E i sindacati, che un tempo erano l’architettura stessa del conflitto sociale, oggi appaiono del tutto spiazzati. Dopo il primo sciopero partecipatissimo convocato dai sindacati di base il 22 settembre, la CGIL ha provato a rincorrere dichiarando uno sciopero generale (il 3 ottobre) subito dopo l’abbordaggio della Global Sumud Flotilla, con ventiquattro ore di anticipo e quindi consapevole che sarebbe stato dichiarato illegittimo: un tentativo maldestro di salire su un treno già perso.
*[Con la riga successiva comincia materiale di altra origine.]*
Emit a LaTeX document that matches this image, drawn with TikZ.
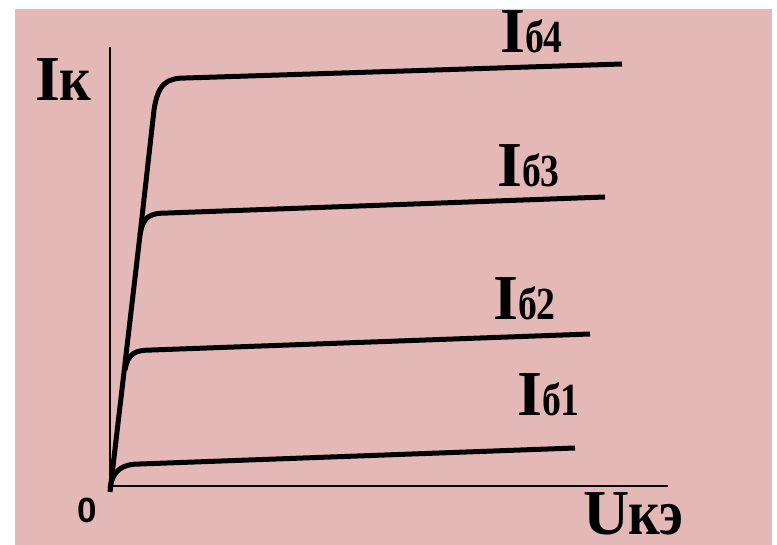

La UIL non ha seguito la scelta, la CISL da anni non partecipa a scioperi generali convocati da altri, e oggi è di fatto organica al governo: il suo ex segretario Luigi Sbarra, concluso il mandato, è entrato direttamente come sottosegretario nell’esecutivo Meloni.
È proprio questo vuoto di rappresentanza sociale ad aver protetto la Presidente del Consiglio negli ultimi tre anni. Meloni ha potuto governare senza fare troppo, contando sul fatto che al paese interessava relativamente poco. Ma se l’equilibrio si incrina, se la protesta torna a occupare lo spazio pubblico, quella rendita di stabilità diventa più fragile. E il tempismo non le è favorevole: mentre le piazze tornano a riempirsi, il governo presenta una legge di bilancio con pochissimo contenuto.
Il nodo principale è il cosiddetto fiscal drag, cioè il meccanismo per cui, quando gli stipendi nominali crescono (magari solo per l’inflazione), i contribuenti finiscono in scaglioni Irpef più alti o perdono detrazioni, pagando quindi più tasse senza che il loro potere d’acquisto aumenti davvero. In pratica: milioni di persone versano più soldi allo Stato pur non guadagnando di più. Normalmente i governi correggono almeno in parte questo effetto, aggiornando soglie e detrazioni. In Italia non è stato fatto: tra il 2022 e il 2024 pensionati e lavoratori dipendenti hanno versato allo Stato circa 25 miliardi in più solo per questo motivo.
Il risultato è duplice: da una parte un recupero virtuoso delle finanze pubbliche, che ha consentito all’Italia di anticipare al 2026 il rientro del deficit sotto il 3 per cento, guadagnandosi il plauso europeo. Dall’altra, un malessere sociale che si accumula, gorgoglia, e che finora non ha trovato sbocchi organizzati. È questo che rende le piazze degli ultimi giorni un segnale impossibile da sottovalutare: non tanto per la loro capacità di incidere direttamente sulla politica estera (infatti le posizioni del governo non sono cambiate), quanto per la possibilità che rivelino crepe più profonde.
La massima “piazze piene, urne vuote” è in larga parte abusata, e potrebbe valere anche in questo caso: per quanto partecipate, le manifestazioni restano l’espressione di una minoranza, rispetto a milioni di elettori distanti, indifferenti o persino infastiditi dai cortei. Il punto, tuttavia, è un altro: capire se gli ultimi scioperi segnalano un cambiamento di clima. Le risposte molto aggressive di Giorgia Meloni – che ha prima irriso le proteste come un pretesto per approfittare del “weekend lungo”, poi ha paragonato “il fondamentalismo della sinistra” ad Hamas – fanno pensare che il segnale non le sia del tutto sfuggito. Come ha scritto Federico Fubini sul Corriere, Gaza potrebbe essere oggi per l’Italia ciò che i gilet gialli furono per la Francia: una preoccupazione genuina e legittima, certo, ma anche l’esplosione improvvisa di un malessere più profondo, che non si esaurirà con qualche piccolo sconto fiscale in manovra.